Report finds Ireland’s productivity 40% higher than Northern Ireland’s over the past 20 years

14 comments
  1. I think there has long been a culture there of giving jobs to people based on what area they are from rather than what work they actually do.

    Seems the hardest working lads from there are driving up and down everyday to Dublin and Drogheda, building hotels and Data centres.

  2. If you’re not including giant pallet bonfire construction in your productivity index then you’re missing a huge chunk of all labour activity in NI

  3. Ireland’s productivity is always a bullshit metric.
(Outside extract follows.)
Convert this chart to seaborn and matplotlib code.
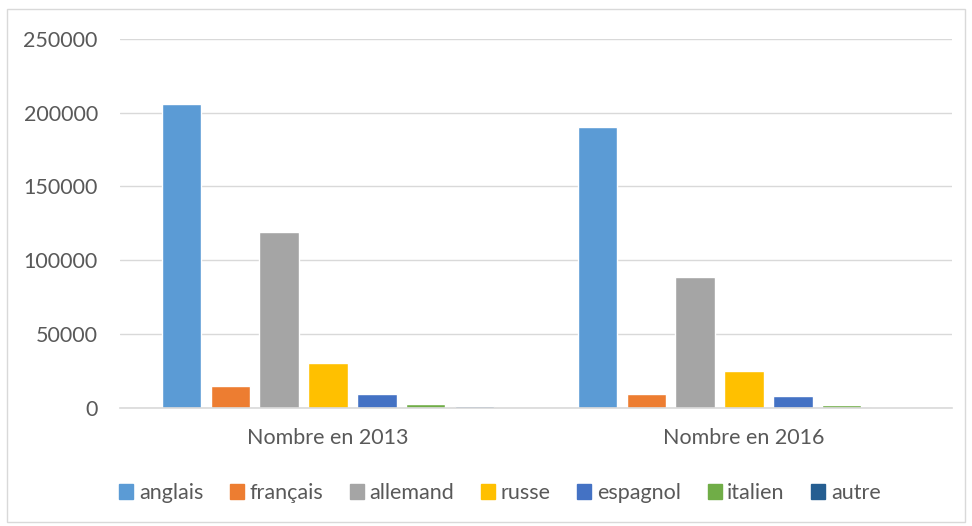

It’s calculated by dividing the GDP by number of workers to calculate ‘gross value’ per worker.

    As we all know Ireland’s GDP is massively inflated by multinationals routing cash through us, cash that never actually touches our economy and isn’t generated by our workforce.

    When you see that the sectors with the largest productivity growth are the likes of Finance and Scientific Research you know the number is artificially inflated.

  4. Whilst this is undoubtedly true, there are other metrics at play also. A Lot of our employers are UK based, think banks, tech, construction consultants and have their headquarters registered in London, Glasgow, Manchester etc. so it does give a bit of a skewed result

  5. I don’t know whether these numbers are accurate – but I’m strongly opposed to ‘ranking’ countries by ‘productivity’.

    I can already see from some of the comments, that some people’s nationalism perking at this but… I mean, does it not strike anyone else as late stage capitalism nightmare hellscape stuff?

  6. Well the North has never been self-sufficient. It’s been artificially kept alive by Britain, so this isn’t exactly shocking.

  7. Isn’t the public sector a huge portion of jobs in the North?
    I have an English friend who works in the British public sector and he complains regularly that his co workers do fuck all and there no punishment.